◆ DATA LINES:
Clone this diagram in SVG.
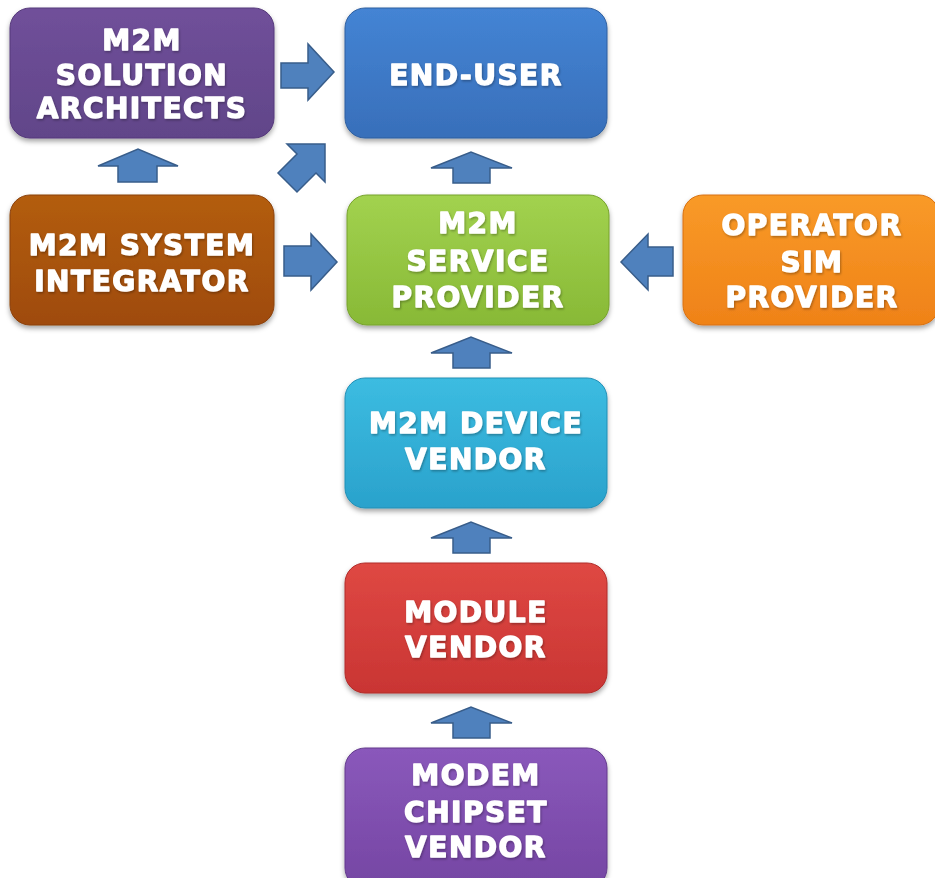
<svg xmlns="http://www.w3.org/2000/svg" width="935" height="878" viewBox="0 0 935 878">
  <defs>
    <filter id="boxShadow" x="-10%" y="-10%" width="120%" height="130%">
      <feDropShadow dx="0" dy="3" stdDeviation="2.5" flood-color="#000" flood-opacity="0.35"/>
    </filter>
    <filter id="txtShadow" x="-5%" y="-20%" width="110%" height="140%">
      <feDropShadow dx="1" dy="1.5" stdDeviation="1" flood-color="#000" flood-opacity="0.3"/>
    </filter>
    <linearGradient id="gPurple" x1="0" y1="0" x2="0" y2="1">
      <stop offset="0" stop-color="#70509a"/>
      <stop offset="1" stop-color="#614589"/>
    </linearGradient>
    <linearGradient id="gBlue" x1="0" y1="0" x2="0" y2="1">
      <stop offset="0" stop-color="#4484d4"/>
      <stop offset="1" stop-color="#386fba"/>
    </linearGradient>
    <linearGradient id="gBrown" x1="0" y1="0" x2="0" y2="1">
      <stop offset="0" stop-color="#b35d0f"/>
      <stop offset="1" stop-color="#9f4b0a"/>
    </linearGradient>
    <linearGradient id="gGreen" x1="0" y1="0" x2="0" y2="1">
      <stop offset="0" stop-color="#a2d24f"/>
      <stop offset="1" stop-color="#88b936"/>
    </linearGradient>
    <linearGradient id="gOrange" x1="0" y1="0" x2="0" y2="1">
      <stop offset="0" stop-color="#f99a28"/>
      <stop offset="1" stop-color="#ef8218"/>
    </linearGradient>
    <linearGradient id="gCyan" x1="0" y1="0" x2="0" y2="1">
      <stop offset="0" stop-color="#3cbce1"/>
      <stop offset="1" stop-color="#2aa2cc"/>
    </linearGradient>
    <linearGradient id="gRed" x1="0" y1="0" x2="0" y2="1">
      <stop offset="0" stop-color="#df4843"/>
      <stop offset="1" stop-color="#c93533"/>
    </linearGradient>
    <linearGradient id="gViolet" x1="0" y1="0" x2="0" y2="1">
      <stop offset="0" stop-color="#8a58bb"/>
      <stop offset="1" stop-color="#7546a3"/>
    </linearGradient>
  </defs>
  <style>
    .box { stroke-width: 1; filter: url(#boxShadow); }
    .lbl { font-family: "DejaVu Sans", "Liberation Sans", sans-serif; font-weight: bold; font-size: 28px; letter-spacing: 1.5px; fill: #ffffff; stroke: #ffffff; stroke-width: 1.3px; stroke-linejoin: round; text-anchor: middle; filter: url(#txtShadow); }
    .arrow { fill: #4f81bd; stroke: #385d8a; stroke-width: 1.5; stroke-linejoin: miter; }
  </style>

  <rect width="935" height="878" fill="#ffffff"/>

  <!-- connectors: block arrows -->
  <g id="connectors">
    <!-- architects -> end-user -->
    <polygon class="arrow" points="281,63 308,63 308,44 334,72 308,100 308,88 281,88"/>
    <!-- integrator -> architects -->
    <polygon class="arrow" points="118,182 118,166 98,166 138,149 178,166 157,166 157,182"/>
    <!-- integrator -> end-user (diagonal) -->
    <polygon class="arrow" points="325,144 287,144 297,154 278,173 297,192 316,173 325,182"/>
    <!-- service provider -> end-user -->
    <polygon class="arrow" points="453,183 453,168 431,168 471,152 512,168 490,168 490,183"/>
    <!-- integrator -> service provider -->
    <polygon class="arrow" points="284,246 311,246 311,234 337,262 311,290 311,276 284,276"/>
    <!-- operator -> service provider -->
    <polygon class="arrow" points="673,247 648,247 648,234 621,262 648,290 648,276 673,276"/>
    <!-- device vendor -> service provider -->
    <polygon class="arrow" points="453,368 453,353 431,353 471,337 512,353 490,353 490,368"/>
    <!-- module vendor -> device vendor -->
    <polygon class="arrow" points="453,553 453,538 431,538 471,522 512,538 490,538 490,553"/>
    <!-- chipset vendor -> module vendor -->
    <polygon class="arrow" points="453,738 453,723 431,723 471,707 512,723 490,723 490,738"/>
  </g>

  <g id="solution-architects">
    <rect class="box" x="10" y="8" width="264" height="130" rx="20" fill="url(#gPurple)" stroke="#55397a"/>
    <text class="lbl" x="142" y="50">M2M</text>
    <text class="lbl" x="142" y="85">SOLUTION</text>
    <text class="lbl" x="142" y="118">ARCHITECTS</text>
  </g>

  <g id="end-user">
    <rect class="box" x="345" y="8" width="262" height="130" rx="20" fill="url(#gBlue)" stroke="#2f5f9f"/>
    <text class="lbl" x="476" y="85">END-USER</text>
  </g>

  <g id="system-integrator">
    <rect class="box" x="10" y="195" width="264" height="130" rx="20" fill="url(#gBrown)" stroke="#8a4008"/>
    <text class="lbl" x="142" y="255">M2M SYSTEM</text>
    <text class="lbl" x="142" y="291">INTEGRATOR</text>
  </g>

  <g id="service-provider">
    <rect class="box" x="347" y="195" width="262" height="130" rx="20" fill="url(#gGreen)" stroke="#76a22c"/>
    <text class="lbl" x="478" y="233">M2M</text>
    <text class="lbl" x="478" y="271">SERVICE</text>
    <text class="lbl" x="478" y="307">PROVIDER</text>
  </g>

  <g id="operator-sim-provider">
    <rect class="box" x="683" y="195" width="256" height="130" rx="20" fill="url(#gOrange)" stroke="#d87010"/>
    <text class="lbl" x="812" y="235">OPERATOR</text>
    <text class="lbl" x="812" y="272">SIM</text>
    <text class="lbl" x="812" y="307">PROVIDER</text>
  </g>

  <g id="device-vendor">
    <rect class="box" x="345" y="378" width="262" height="130" rx="20" fill="url(#gCyan)" stroke="#238fb5"/>
    <text class="lbl" x="476" y="433">M2M DEVICE</text>
    <text class="lbl" x="476" y="469">VENDOR</text>
  </g>

  <g id="module-vendor">
    <rect class="box" x="345" y="563" width="262" height="130" rx="20" fill="url(#gRed)" stroke="#b02c2a"/>
    <text class="lbl" x="476" y="622">MODULE</text>
    <text class="lbl" x="476" y="657">VENDOR</text>
  </g>

  <g id="chipset-vendor">
    <rect class="box" x="345" y="748" width="262" height="140" rx="20" fill="url(#gViolet)" stroke="#633b8c"/>
    <text class="lbl" x="476" y="785">MODEM</text>
    <text class="lbl" x="476" y="822">CHIPSET</text>
    <text class="lbl" x="476" y="857">VENDOR</text>
  </g>
</svg>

◆ DO THIS:
Images in the data above are to be skipped. Retype all other material exactly.

◆ SOLUTION TO THIS TASK:
Clone this diagram in SVG.
<svg xmlns="http://www.w3.org/2000/svg" width="935" height="878" viewBox="0 0 935 878">
  <defs>
    <filter id="boxShadow" x="-10%" y="-10%" width="120%" height="130%">
      <feDropShadow dx="0" dy="3" stdDeviation="2.5" flood-color="#000" flood-opacity="0.35"/>
    </filter>
    <filter id="txtShadow" x="-5%" y="-20%" width="110%" height="140%">
      <feDropShadow dx="1" dy="1.5" stdDeviation="1" flood-color="#000" flood-opacity="0.3"/>
    </filter>
    <linearGradient id="gPurple" x1="0" y1="0" x2="0" y2="1">
      <stop offset="0" stop-color="#70509a"/>
      <stop offset="1" stop-color="#614589"/>
    </linearGradient>
    <linearGradient id="gBlue" x1="0" y1="0" x2="0" y2="1">
      <stop offset="0" stop-color="#4484d4"/>
      <stop offset="1" stop-color="#386fba"/>
    </linearGradient>
    <linearGradient id="gBrown" x1="0" y1="0" x2="0" y2="1">
      <stop offset="0" stop-color="#b35d0f"/>
      <stop offset="1" stop-color="#9f4b0a"/>
    </linearGradient>
    <linearGradient id="gGreen" x1="0" y1="0" x2="0" y2="1">
      <stop offset="0" stop-color="#a2d24f"/>
      <stop offset="1" stop-color="#88b936"/>
    </linearGradient>
    <linearGradient id="gOrange" x1="0" y1="0" x2="0" y2="1">
      <stop offset="0" stop-color="#f99a28"/>
      <stop offset="1" stop-color="#ef8218"/>
    </linearGradient>
    <linearGradient id="gCyan" x1="0" y1="0" x2="0" y2="1">
      <stop offset="0" stop-color="#3cbce1"/>
      <stop offset="1" stop-color="#2aa2cc"/>
    </linearGradient>
    <linearGradient id="gRed" x1="0" y1="0" x2="0" y2="1">
      <stop offset="0" stop-color="#df4843"/>
      <stop offset="1" stop-color="#c93533"/>
    </linearGradient>
    <linearGradient id="gViolet" x1="0" y1="0" x2="0" y2="1">
      <stop offset="0" stop-color="#8a58bb"/>
      <stop offset="1" stop-color="#7546a3"/>
    </linearGradient>
  </defs>
  <style>
    .box { stroke-width: 1; filter: url(#boxShadow); }
    .lbl { font-family: "DejaVu Sans", "Liberation Sans", sans-serif; font-weight: bold; font-size: 28px; letter-spacing: 1.5px; fill: #ffffff; stroke: #ffffff; stroke-width: 1.3px; stroke-linejoin: round; text-anchor: middle; filter: url(#txtShadow); }
    .arrow { fill: #4f81bd; stroke: #385d8a; stroke-width: 1.5; stroke-linejoin: miter; }
  </style>

  <rect width="935" height="878" fill="#ffffff"/>

  <!-- connectors: block arrows -->
  <g id="connectors">
    <!-- architects -> end-user -->
    <polygon class="arrow" points="281,63 308,63 308,44 334,72 308,100 308,88 281,88"/>
    <!-- integrator -> architects -->
    <polygon class="arrow" points="118,182 118,166 98,166 138,149 178,166 157,166 157,182"/>
    <!-- integrator -> end-user (diagonal) -->
    <polygon class="arrow" points="325,144 287,144 297,154 278,173 297,192 316,173 325,182"/>
    <!-- service provider -> end-user -->
    <polygon class="arrow" points="453,183 453,168 431,168 471,152 512,168 490,168 490,183"/>
    <!-- integrator -> service provider -->
    <polygon class="arrow" points="284,246 311,246 311,234 337,262 311,290 311,276 284,276"/>
    <!-- operator -> service provider -->
    <polygon class="arrow" points="673,247 648,247 648,234 621,262 648,290 648,276 673,276"/>
    <!-- device vendor -> service provider -->
    <polygon class="arrow" points="453,368 453,353 431,353 471,337 512,353 490,353 490,368"/>
    <!-- module vendor -> device vendor -->
    <polygon class="arrow" points="453,553 453,538 431,538 471,522 512,538 490,538 490,553"/>
    <!-- chipset vendor -> module vendor -->
    <polygon class="arrow" points="453,738 453,723 431,723 471,707 512,723 490,723 490,738"/>
  </g>

  <g id="solution-architects">
    <rect class="box" x="10" y="8" width="264" height="130" rx="20" fill="url(#gPurple)" stroke="#55397a"/>
    <text class="lbl" x="142" y="50">M2M</text>
    <text class="lbl" x="142" y="85">SOLUTION</text>
    <text class="lbl" x="142" y="118">ARCHITECTS</text>
  </g>

  <g id="end-user">
    <rect class="box" x="345" y="8" width="262" height="130" rx="20" fill="url(#gBlue)" stroke="#2f5f9f"/>
    <text class="lbl" x="476" y="85">END-USER</text>
  </g>

  <g id="system-integrator">
    <rect class="box" x="10" y="195" width="264" height="130" rx="20" fill="url(#gBrown)" stroke="#8a4008"/>
    <text class="lbl" x="142" y="255">M2M SYSTEM</text>
    <text class="lbl" x="142" y="291">INTEGRATOR</text>
  </g>

  <g id="service-provider">
    <rect class="box" x="347" y="195" width="262" height="130" rx="20" fill="url(#gGreen)" stroke="#76a22c"/>
    <text class="lbl" x="478" y="233">M2M</text>
    <text class="lbl" x="478" y="271">SERVICE</text>
    <text class="lbl" x="478" y="307">PROVIDER</text>
  </g>

  <g id="operator-sim-provider">
    <rect class="box" x="683" y="195" width="256" height="130" rx="20" fill="url(#gOrange)" stroke="#d87010"/>
    <text class="lbl" x="812" y="235">OPERATOR</text>
    <text class="lbl" x="812" y="272">SIM</text>
    <text class="lbl" x="812" y="307">PROVIDER</text>
  </g>

  <g id="device-vendor">
    <rect class="box" x="345" y="378" width="262" height="130" rx="20" fill="url(#gCyan)" stroke="#238fb5"/>
    <text class="lbl" x="476" y="433">M2M DEVICE</text>
    <text class="lbl" x="476" y="469">VENDOR</text>
  </g>

  <g id="module-vendor">
    <rect class="box" x="345" y="563" width="262" height="130" rx="20" fill="url(#gRed)" stroke="#b02c2a"/>
    <text class="lbl" x="476" y="622">MODULE</text>
    <text class="lbl" x="476" y="657">VENDOR</text>
  </g>

  <g id="chipset-vendor">
    <rect class="box" x="345" y="748" width="262" height="140" rx="20" fill="url(#gViolet)" stroke="#633b8c"/>
    <text class="lbl" x="476" y="785">MODEM</text>
    <text class="lbl" x="476" y="822">CHIPSET</text>
    <text class="lbl" x="476" y="857">VENDOR</text>
  </g>
</svg>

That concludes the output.